== GIVEN MATERIAL ==

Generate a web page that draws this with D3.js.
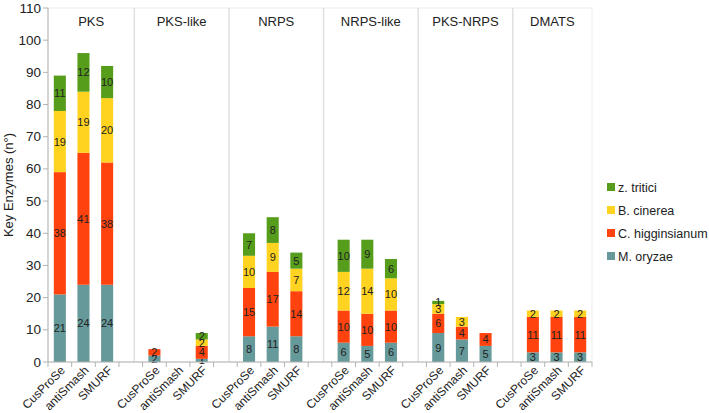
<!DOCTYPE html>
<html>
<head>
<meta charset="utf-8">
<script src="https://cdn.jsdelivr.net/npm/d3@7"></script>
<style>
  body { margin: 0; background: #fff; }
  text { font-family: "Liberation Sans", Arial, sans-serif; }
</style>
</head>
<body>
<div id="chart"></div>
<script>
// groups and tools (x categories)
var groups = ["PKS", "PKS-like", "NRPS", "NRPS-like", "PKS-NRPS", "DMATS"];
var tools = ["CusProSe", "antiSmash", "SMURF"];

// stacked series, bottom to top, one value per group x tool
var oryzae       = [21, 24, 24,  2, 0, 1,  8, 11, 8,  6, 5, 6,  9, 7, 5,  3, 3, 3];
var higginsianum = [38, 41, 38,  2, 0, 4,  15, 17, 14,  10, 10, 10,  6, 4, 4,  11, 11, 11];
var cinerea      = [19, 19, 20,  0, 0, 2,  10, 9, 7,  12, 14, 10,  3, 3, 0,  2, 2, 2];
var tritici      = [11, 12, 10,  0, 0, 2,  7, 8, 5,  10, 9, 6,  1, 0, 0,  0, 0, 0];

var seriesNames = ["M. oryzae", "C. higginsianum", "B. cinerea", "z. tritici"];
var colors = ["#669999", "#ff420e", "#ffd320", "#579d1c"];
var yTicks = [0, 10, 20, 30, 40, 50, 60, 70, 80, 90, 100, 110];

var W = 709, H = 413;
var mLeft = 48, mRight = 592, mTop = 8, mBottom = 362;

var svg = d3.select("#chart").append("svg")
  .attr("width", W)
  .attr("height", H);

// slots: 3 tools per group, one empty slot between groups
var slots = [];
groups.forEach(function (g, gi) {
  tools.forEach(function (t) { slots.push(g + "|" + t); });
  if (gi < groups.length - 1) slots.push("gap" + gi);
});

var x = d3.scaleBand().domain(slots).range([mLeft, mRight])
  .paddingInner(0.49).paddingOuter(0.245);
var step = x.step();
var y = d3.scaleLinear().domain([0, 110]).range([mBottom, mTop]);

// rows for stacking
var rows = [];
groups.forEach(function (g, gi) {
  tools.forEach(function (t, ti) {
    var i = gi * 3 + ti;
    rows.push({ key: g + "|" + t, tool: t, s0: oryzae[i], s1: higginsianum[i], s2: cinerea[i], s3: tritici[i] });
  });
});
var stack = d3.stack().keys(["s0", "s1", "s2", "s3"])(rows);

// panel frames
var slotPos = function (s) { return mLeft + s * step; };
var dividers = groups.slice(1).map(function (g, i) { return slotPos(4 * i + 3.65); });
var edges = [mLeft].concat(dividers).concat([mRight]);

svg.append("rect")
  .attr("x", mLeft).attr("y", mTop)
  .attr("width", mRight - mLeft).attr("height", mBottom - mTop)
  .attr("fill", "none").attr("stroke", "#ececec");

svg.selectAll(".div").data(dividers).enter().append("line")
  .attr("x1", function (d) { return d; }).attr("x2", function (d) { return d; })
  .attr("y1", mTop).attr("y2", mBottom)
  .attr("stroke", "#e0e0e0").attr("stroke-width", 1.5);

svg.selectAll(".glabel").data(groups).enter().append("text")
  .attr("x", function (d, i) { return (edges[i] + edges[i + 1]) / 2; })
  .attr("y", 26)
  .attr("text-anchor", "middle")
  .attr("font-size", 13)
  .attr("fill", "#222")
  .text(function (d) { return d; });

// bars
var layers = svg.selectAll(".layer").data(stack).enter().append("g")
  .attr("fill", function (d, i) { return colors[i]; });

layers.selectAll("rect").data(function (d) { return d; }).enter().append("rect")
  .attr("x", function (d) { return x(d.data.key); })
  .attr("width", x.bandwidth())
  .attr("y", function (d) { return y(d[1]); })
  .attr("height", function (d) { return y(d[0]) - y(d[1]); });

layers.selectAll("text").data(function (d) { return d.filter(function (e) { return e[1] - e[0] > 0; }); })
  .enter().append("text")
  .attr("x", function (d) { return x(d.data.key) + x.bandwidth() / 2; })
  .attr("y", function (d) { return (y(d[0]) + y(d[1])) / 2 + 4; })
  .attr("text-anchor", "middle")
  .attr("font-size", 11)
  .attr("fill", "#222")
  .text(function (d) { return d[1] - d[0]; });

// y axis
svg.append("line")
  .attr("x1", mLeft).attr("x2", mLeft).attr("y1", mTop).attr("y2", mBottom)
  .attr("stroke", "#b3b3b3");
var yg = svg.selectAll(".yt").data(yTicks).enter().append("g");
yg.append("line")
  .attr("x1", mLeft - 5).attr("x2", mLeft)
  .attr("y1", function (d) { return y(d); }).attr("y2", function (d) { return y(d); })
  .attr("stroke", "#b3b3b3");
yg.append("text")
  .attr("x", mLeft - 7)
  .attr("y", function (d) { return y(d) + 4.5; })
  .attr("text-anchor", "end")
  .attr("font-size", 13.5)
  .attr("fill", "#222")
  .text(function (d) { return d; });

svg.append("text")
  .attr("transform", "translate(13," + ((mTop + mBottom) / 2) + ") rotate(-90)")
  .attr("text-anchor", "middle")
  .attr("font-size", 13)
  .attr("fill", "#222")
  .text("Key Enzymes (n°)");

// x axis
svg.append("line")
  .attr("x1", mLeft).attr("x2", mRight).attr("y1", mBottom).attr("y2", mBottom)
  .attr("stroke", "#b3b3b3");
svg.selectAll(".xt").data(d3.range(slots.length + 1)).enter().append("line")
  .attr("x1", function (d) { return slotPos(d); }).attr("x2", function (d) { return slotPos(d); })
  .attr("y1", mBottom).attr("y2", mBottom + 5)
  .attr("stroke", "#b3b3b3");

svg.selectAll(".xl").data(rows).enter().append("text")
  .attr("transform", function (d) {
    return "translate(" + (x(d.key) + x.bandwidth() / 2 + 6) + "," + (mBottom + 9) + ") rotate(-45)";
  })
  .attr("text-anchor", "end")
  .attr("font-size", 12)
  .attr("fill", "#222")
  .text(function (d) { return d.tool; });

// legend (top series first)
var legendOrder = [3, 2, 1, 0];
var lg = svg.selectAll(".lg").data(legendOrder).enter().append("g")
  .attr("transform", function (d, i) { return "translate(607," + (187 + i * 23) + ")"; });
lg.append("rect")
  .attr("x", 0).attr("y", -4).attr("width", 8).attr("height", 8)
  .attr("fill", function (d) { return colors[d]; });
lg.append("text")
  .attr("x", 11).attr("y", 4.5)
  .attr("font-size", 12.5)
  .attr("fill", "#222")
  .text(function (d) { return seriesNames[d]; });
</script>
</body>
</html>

== TASK STATEMENT ==
Make an exact copy of the listing above. Do not include the pictures.

== EXPECTED ANSWER ==
Generate a web page that draws this with D3.js.
<!DOCTYPE html>
<html>
<head>
<meta charset="utf-8">
<script src="https://cdn.jsdelivr.net/npm/d3@7"></script>
<style>
  body { margin: 0; background: #fff; }
  text { font-family: "Liberation Sans", Arial, sans-serif; }
</style>
</head>
<body>
<div id="chart"></div>
<script>
// groups and tools (x categories)
var groups = ["PKS", "PKS-like", "NRPS", "NRPS-like", "PKS-NRPS", "DMATS"];
var tools = ["CusProSe", "antiSmash", "SMURF"];

// stacked series, bottom to top, one value per group x tool
var oryzae       = [21, 24, 24,  2, 0, 1,  8, 11, 8,  6, 5, 6,  9, 7, 5,  3, 3, 3];
var higginsianum = [38, 41, 38,  2, 0, 4,  15, 17, 14,  10, 10, 10,  6, 4, 4,  11, 11, 11];
var cinerea      = [19, 19, 20,  0, 0, 2,  10, 9, 7,  12, 14, 10,  3, 3, 0,  2, 2, 2];
var tritici      = [11, 12, 10,  0, 0, 2,  7, 8, 5,  10, 9, 6,  1, 0, 0,  0, 0, 0];

var seriesNames = ["M. oryzae", "C. higginsianum", "B. cinerea", "z. tritici"];
var colors = ["#669999", "#ff420e", "#ffd320", "#579d1c"];
var yTicks = [0, 10, 20, 30, 40, 50, 60, 70, 80, 90, 100, 110];

var W = 709, H = 413;
var mLeft = 48, mRight = 592, mTop = 8, mBottom = 362;

var svg = d3.select("#chart").append("svg")
  .attr("width", W)
  .attr("height", H);

// slots: 3 tools per group, one empty slot between groups
var slots = [];
groups.forEach(function (g, gi) {
  tools.forEach(function (t) { slots.push(g + "|" + t); });
  if (gi < groups.length - 1) slots.push("gap" + gi);
});

var x = d3.scaleBand().domain(slots).range([mLeft, mRight])
  .paddingInner(0.49).paddingOuter(0.245);
var step = x.step();
var y = d3.scaleLinear().domain([0, 110]).range([mBottom, mTop]);

// rows for stacking
var rows = [];
groups.forEach(function (g, gi) {
  tools.forEach(function (t, ti) {
    var i = gi * 3 + ti;
    rows.push({ key: g + "|" + t, tool: t, s0: oryzae[i], s1: higginsianum[i], s2: cinerea[i], s3: tritici[i] });
  });
});
var stack = d3.stack().keys(["s0", "s1", "s2", "s3"])(rows);

// panel frames
var slotPos = function (s) { return mLeft + s * step; };
var dividers = groups.slice(1).map(function (g, i) { return slotPos(4 * i + 3.65); });
var edges = [mLeft].concat(dividers).concat([mRight]);

svg.append("rect")
  .attr("x", mLeft).attr("y", mTop)
  .attr("width", mRight - mLeft).attr("height", mBottom - mTop)
  .attr("fill", "none").attr("stroke", "#ececec");

svg.selectAll(".div").data(dividers).enter().append("line")
  .attr("x1", function (d) { return d; }).attr("x2", function (d) { return d; })
  .attr("y1", mTop).attr("y2", mBottom)
  .attr("stroke", "#e0e0e0").attr("stroke-width", 1.5);

svg.selectAll(".glabel").data(groups).enter().append("text")
  .attr("x", function (d, i) { return (edges[i] + edges[i + 1]) / 2; })
  .attr("y", 26)
  .attr("text-anchor", "middle")
  .attr("font-size", 13)
  .attr("fill", "#222")
  .text(function (d) { return d; });

// bars
var layers = svg.selectAll(".layer").data(stack).enter().append("g")
  .attr("fill", function (d, i) { return colors[i]; });

layers.selectAll("rect").data(function (d) { return d; }).enter().append("rect")
  .attr("x", function (d) { return x(d.data.key); })
  .attr("width", x.bandwidth())
  .attr("y", function (d) { return y(d[1]); })
  .attr("height", function (d) { return y(d[0]) - y(d[1]); });

layers.selectAll("text").data(function (d) { return d.filter(function (e) { return e[1] - e[0] > 0; }); })
  .enter().append("text")
  .attr("x", function (d) { return x(d.data.key) + x.bandwidth() / 2; })
  .attr("y", function (d) { return (y(d[0]) + y(d[1])) / 2 + 4; })
  .attr("text-anchor", "middle")
  .attr("font-size", 11)
  .attr("fill", "#222")
  .text(function (d) { return d[1] - d[0]; });

// y axis
svg.append("line")
  .attr("x1", mLeft).attr("x2", mLeft).attr("y1", mTop).attr("y2", mBottom)
  .attr("stroke", "#b3b3b3");
var yg = svg.selectAll(".yt").data(yTicks).enter().append("g");
yg.append("line")
  .attr("x1", mLeft - 5).attr("x2", mLeft)
  .attr("y1", function (d) { return y(d); }).attr("y2", function (d) { return y(d); })
  .attr("stroke", "#b3b3b3");
yg.append("text")
  .attr("x", mLeft - 7)
  .attr("y", function (d) { return y(d) + 4.5; })
  .attr("text-anchor", "end")
  .attr("font-size", 13.5)
  .attr("fill", "#222")
  .text(function (d) { return d; });

svg.append("text")
  .attr("transform", "translate(13," + ((mTop + mBottom) / 2) + ") rotate(-90)")
  .attr("text-anchor", "middle")
  .attr("font-size", 13)
  .attr("fill", "#222")
  .text("Key Enzymes (n°)");

// x axis
svg.append("line")
  .attr("x1", mLeft).attr("x2", mRight).attr("y1", mBottom).attr("y2", mBottom)
  .attr("stroke", "#b3b3b3");
svg.selectAll(".xt").data(d3.range(slots.length + 1)).enter().append("line")
  .attr("x1", function (d) { return slotPos(d); }).attr("x2", function (d) { return slotPos(d); })
  .attr("y1", mBottom).attr("y2", mBottom + 5)
  .attr("stroke", "#b3b3b3");

svg.selectAll(".xl").data(rows).enter().append("text")
  .attr("transform", function (d) {
    return "translate(" + (x(d.key) + x.bandwidth() / 2 + 6) + "," + (mBottom + 9) + ") rotate(-45)";
  })
  .attr("text-anchor", "end")
  .attr("font-size", 12)
  .attr("fill", "#222")
  .text(function (d) { return d.tool; });

// legend (top series first)
var legendOrder = [3, 2, 1, 0];
var lg = svg.selectAll(".lg").data(legendOrder).enter().append("g")
  .attr("transform", function (d, i) { return "translate(607," + (187 + i * 23) + ")"; });
lg.append("rect")
  .attr("x", 0).attr("y", -4).attr("width", 8).attr("height", 8)
  .attr("fill", function (d) { return colors[d]; });
lg.append("text")
  .attr("x", 11).attr("y", 4.5)
  .attr("font-size", 12.5)
  .attr("fill", "#222")
  .text(function (d) { return seriesNames[d]; });
</script>
</body>
</html>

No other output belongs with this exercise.